Support Questions
Find answers, ask questions, and share your expertise
Announcements
Alert: Please see the Cloudera blog for information on the Cloudera Response to CVE-2021-4428

Can executesql processor store state for incremental loading

Expert Contributor

Hi all..i need to incrementally ingest data from rdbms using nifi.now i know i can use "query database table" processor which stores a state value on the basis of which incremental or streaming ingestion can be attempted. But my source query fetches data by joining 2 tables ..now in this case i cant use query database as here i can only use only one table and executesql processor doest have the provision to store state..any ideas on how this can be implemented

1 ACCEPTED SOLUTION

Accepted Solutions

Super Guru

@Abhinav Joshi

As you are Fetching results of Join in this case, We need to store the state in DistributeMapCache/HDFS/Hive/Hbase and then pull the state value from DistributeMapCache/HDFS/Hive/Hbase and use that value as lower bound, run the join incrementally.

Example:-
As i'm having emp,dept tables with joindate(timestamp datatype) as incremental column name in emp table.

Flow:-

68585-incremental-executesql-flow.png

Flow Explanation:-
1.GenerateFlowFile processor:-

This processor will be trigger for the flow and Added a new property
increment.value

cache_key

2.FetchDistributeMapCache:-
Configure and enable DistributedMapCacheClientService and change the below property values

Cache Entry Identifier

${increment.value}

Distributed Cache Service

DistributedMapCacheClientService

Put Cache Value In Attribute

stored.state //if found then the value will be added to the flowfile as a attribute with name as stored.state

68586-fetchdistributedcache.png

3.UpdateAttribute:-

We have feeded both success/not-found relations to Update Attribute processor

Add two properties

current.state

${now():format("yyyy-MM-dd HH:mm:ss")} //current timestamp as current.state attribute

stored.state

${stored.state:isNull():ifElse('1900-01-01 12:00:00','${stored.state}')} //if the value is null(in first run) then we are changing as 1900-01-01 12:00:00 and if the value is presented then we are keeping as is.

68588-updateattribute.png

You can change the default value, stored/current.state values as per your requirements.

4.ExecuteSql:-

SQL select query

select e.id,d.name from 
emp e join
dept d
on e.deptid=d.deptid
where 
 e.joindate > '${stored.state}' 
and 
 e.joindate > '${current.state}'

as my emp table having joindate as incremental column so i have used stored.state and current.state attribute values in my join where clause to run incrementally.

--
Fork the success relation from executesql processor

Fork1: to stored the current.state in distributecache

Fork2: For other processing

--
Fork1:To store the state:-

5.Replace Text:-

Search Value

(?s)(^.*$)

Replacement Value

${current.state}

Replacement Strategy

Always Replace

Evaluation Mode

Entire text

Now we are changing the flowfile content with current.state value as new flowfile content.

-
6.PutDistributeCacheMap:-

Cache Entry Identifier

${increment.value}

68589-putdistributecache.png

-
Fork2:-Further processing
like processing (or) storing the results to HDFS..etc

I have attached sample template below save/upload template to your NiFi instancce and change the configs as per your requirements.

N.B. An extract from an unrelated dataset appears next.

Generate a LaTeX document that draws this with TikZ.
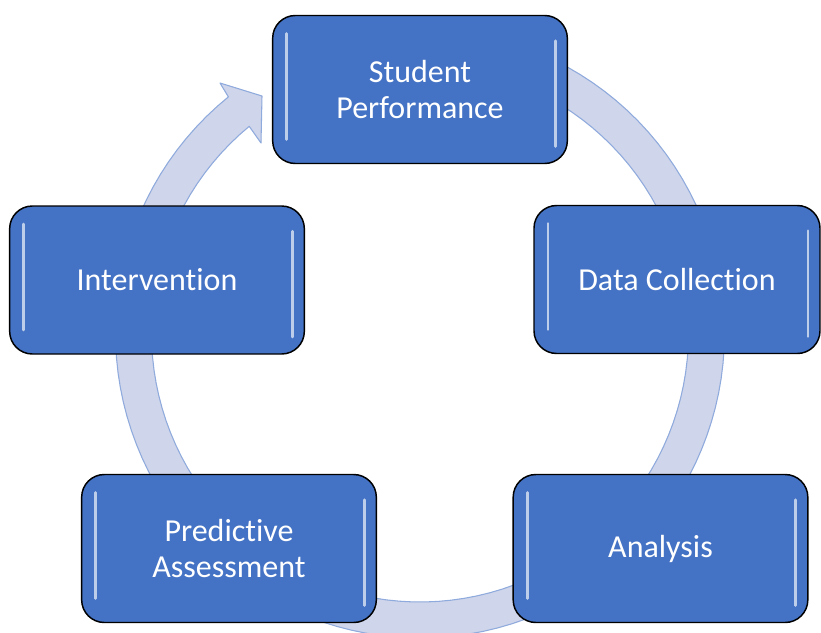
\documentclass[tikz,border=0pt]{standalone}
\usepackage{fontspec}
\setmainfont{Carlito}[Ligatures=NoCommon]
\definecolor{stageblue}{HTML}{4472C4}
\definecolor{ringfill}{HTML}{CFD5EA}
\definecolor{ringline}{HTML}{8FAADC}
\tikzset{
  stage/.style={draw=black, line width=1.1pt, fill=stageblue, rounded corners=17pt,
    minimum width=221pt, minimum height=111pt, text=white, align=center,
    font=\fontsize{24}{26.5}\selectfont,
    path picture={
      \draw[line width=2.2pt, line cap=round, white!65!stageblue]
        ([xshift=10.5pt, yshift=-13.5pt]path picture bounding box.north west)
        -- ([xshift=10.5pt, yshift=18pt]path picture bounding box.south west);
      \draw[line width=2.2pt, line cap=round, white!65!stageblue]
        ([xshift=-9pt, yshift=-19pt]path picture bounding box.north east)
        -- ([xshift=-9pt, yshift=12.75pt]path picture bounding box.south east);
    }},
  ring/.style={fill=ringfill, draw=ringline, line width=0.8pt, line join=round}
}
\begin{document}
\begin{tikzpicture}[x=0.75pt, y=-0.75pt]
  \useasboundingbox (0, 0) rectangle (821, 632);
  \draw[ring] plot[domain=260:591, samples=120] ({420 + 304.5*cos(\x)}, {333.5 + 304.5*sin(\x)})
    -- (220, 83) -- (262, 96) -- (261, 143) -- (249.2, 126.3)
    -- plot[domain=590.5:260, samples=120] ({420 + 268.5*cos(\x)}, {333.5 + 268.5*sin(\x)})
    -- cycle;
  \node[stage] (perf) at (420, 89.5) {Student\\Performance};
  \node[stage, minimum width=214.5pt] (data) at (677, 279.5) {Data Collection};
  \node[stage] (analysis) at (660.5, 548.5) {Analysis};
  \node[stage] (predict) at (229, 548.5) {Predictive\\Assessment};
  \node[stage] (interv) at (157, 280) {Intervention};
\end{tikzpicture}
\end{document}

executesql-storestate-187764.xml

View solution in original post

6 REPLIES 6

New Contributor

I can only use only one table and execute processor does have the provision to store state..any ideas on how this can be implemented

Super Guru

@Abhinav Joshi

As you are Fetching results of Join in this case, We need to store the state in DistributeMapCache/HDFS/Hive/Hbase and then pull the state value from DistributeMapCache/HDFS/Hive/Hbase and use that value as lower bound, run the join incrementally.

Example:-
As i'm having emp,dept tables with joindate(timestamp datatype) as incremental column name in emp table.

Flow:-

68585-incremental-executesql-flow.png

Flow Explanation:-
1.GenerateFlowFile processor:-

This processor will be trigger for the flow and Added a new property
increment.value

cache_key

2.FetchDistributeMapCache:-
Configure and enable DistributedMapCacheClientService and change the below property values

Cache Entry Identifier

${increment.value}

Distributed Cache Service

DistributedMapCacheClientService

Put Cache Value In Attribute

stored.state //if found then the value will be added to the flowfile as a attribute with name as stored.state

68586-fetchdistributedcache.png

3.UpdateAttribute:-

We have feeded both success/not-found relations to Update Attribute processor

Add two properties

current.state

${now():format("yyyy-MM-dd HH:mm:ss")} //current timestamp as current.state attribute

stored.state

${stored.state:isNull():ifElse('1900-01-01 12:00:00','${stored.state}')} //if the value is null(in first run) then we are changing as 1900-01-01 12:00:00 and if the value is presented then we are keeping as is.

68588-updateattribute.png

You can change the default value, stored/current.state values as per your requirements.

4.ExecuteSql:-

SQL select query

select e.id,d.name from 
emp e join
dept d
on e.deptid=d.deptid
where 
 e.joindate > '${stored.state}' 
and 
 e.joindate > '${current.state}'

as my emp table having joindate as incremental column so i have used stored.state and current.state attribute values in my join where clause to run incrementally.

--
Fork the success relation from executesql processor

Fork1: to stored the current.state in distributecache

Fork2: For other processing

--
Fork1:To store the state:-

5.Replace Text:-

Search Value

(?s)(^.*$)

Replacement Value

${current.state}

Replacement Strategy

Always Replace

Evaluation Mode

Entire text

Now we are changing the flowfile content with current.state value as new flowfile content.

-
6.PutDistributeCacheMap:-

Cache Entry Identifier

${increment.value}

68589-putdistributecache.png

-
Fork2:-Further processing
like processing (or) storing the results to HDFS..etc

I have attached sample template below save/upload template to your NiFi instancce and change the configs as per your requirements.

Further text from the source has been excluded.